Wednesday, April 8, 2015

Saffron Parfait with Pistachios




A couple of weeks ago my oven broke irreparably and I had not been able to bake anything before the new one arrived just this week. This also meant that I could not bake any cakes. Luckily, I have many recipes for the desserts that are not cakes but can be served cold. I tried a couple of them instead as I can hardly live without any dessert.

I read recently a lot about desserts made with saffron. They usually come from the Middle Eastern or Mediterranean cuisine. Saffron adds beautiful color to desserts and also has this nice mysterious flavor which makes the dessert taste even more interesting.

The dessert that I made recently is most of all very easy to make. Since it is frozen it can be prepared ahead. It can be a great finale to any spicy or grilled dinner, especially on a warm day like we had for the first time this year.



Saffron Parfait with Pistachios
(Makes four servings)

Ingredients:
A pinch of saffron thread or saffron powder,
4 eggs yolks,
1/2 cup sugar,
1 cup half and half,
1/2 cup chopped pistachios.

Preparation:
1. Put the saffron in milk and heat in a small pan until it nearly boils. Set aside to cool, then drain on a sieve.
2. Beat the egg yolks and sugar with an electric mixer until sugar dissolves and the mixture becomes pale. Pour in the saffron milk to the yolks mixture and heat without letting it boil. A mixture should be thick enough to coat a wooden spoon.



3. Pour the mixture in a bowl and let it cool to room temperature.
4. Whip half and half until almost stiff. Fold in gently the saffron mixture and pistachios. Divide between small bowls and put in a freezer for 8 hours.

Take it out from the freezer 15 minutes before serving.


Saturday, March 21, 2015

Leeks Baked with Cream and Gorgonzola




Years ago, when vegetables and fruits were only available in certain seasons, leeks were one of the few that survived winter and lasted until the first new spring vegetables were available. Maybe for that reason I still like most to cook and eat leeks from late fall to early spring. So the other day, which was still very cold and windy, I made a leek dish for dinner.

I wanted to try a simple Italian dish of leeks baked in cream. But when I was about to put a dish in the oven, I found in my refrigerator a piece of Gorgonzola cheese. I thought that Gorgonzola would go well with leeks in cream since this was an Italian dish. It seemed also that a slightly sharp cheese would add a little bit of spiciness to the mild and slightly sweet leeks. Then I came with the idea to finish the dish with shredded almonds to add some crunchiness. The dish turned out very nice and a combination of sweet leeks in cream and melted, spicy Gorgonzola was perfect.

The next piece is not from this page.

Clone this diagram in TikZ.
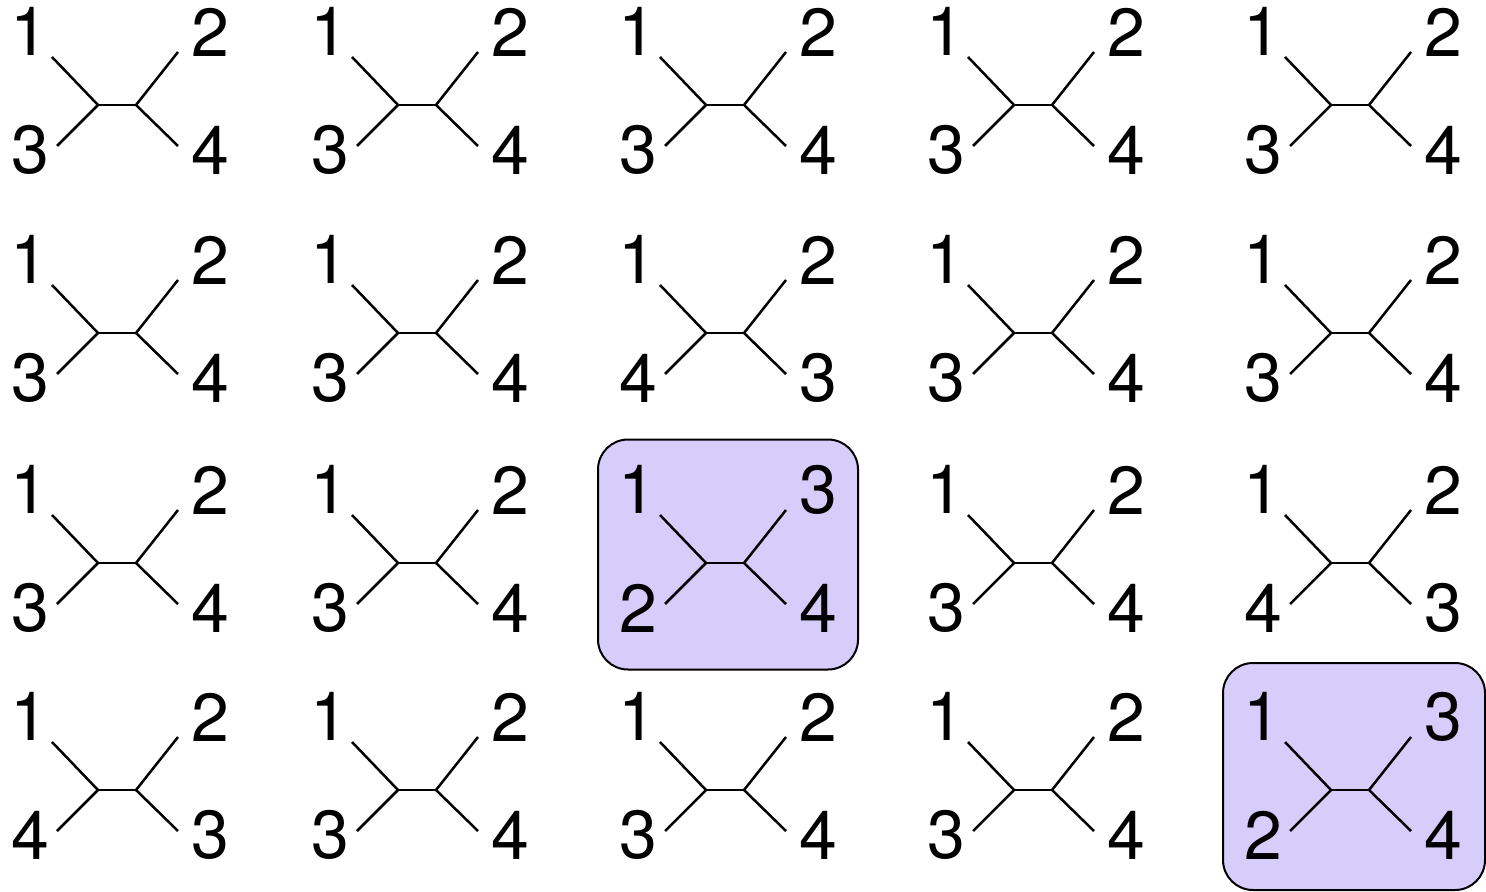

It is a very simple dish that can be prepared ahead and finished (baked) at the last moment. It tastes great with baguette, tomato salad, and a glass of wine.



Leeks Baked in Cream and Gorgonzola

Ingredients:
4 medium leeks (only the white and light green parts can be used),
1/2 cup table cream,
1/2 cup Gorgonzola cheese,
2 tbsp slivered roasted almonds,
1 tbsp butter,
salt and pepper to taste.

Preparation:
1. Wash leeks thoroughly, especially between the leaves to remove all the dirt.
2.Put them in a pot of salted boiling water and cook about 10 minutes, until soft. Drain and cool down them down.
3. Preheat oven to 370F.
4. Butter an over proof dish (large enough for leeks to fit in) and place the leeks in it.



5. Pour on top the cream and crumbled Gorgonzola. Season generously with freshly grated pepper. Sprinkle with almond slivers.
6. Place the dish in the oven and bake about 20 minutes until the cheese melts. Serve hot.

Thursday, March 12, 2015

Radicchio and Potatoes Cake




Another milestone of culinary sophistication has been attained by my local Safeway when it has started to carry radicchio treviso on a regular basis. I knew radicchio treviso  (Radicchio di Treviso) only from Italy where it is used for all cooking dishes, while the round one is mainly served fresh. So when I spotted treviso I have been buying it every couple of days and making all the dishes I have always wanted to try with a true cooking radicchio. And today's recipe is a combination of two dishes that I ate.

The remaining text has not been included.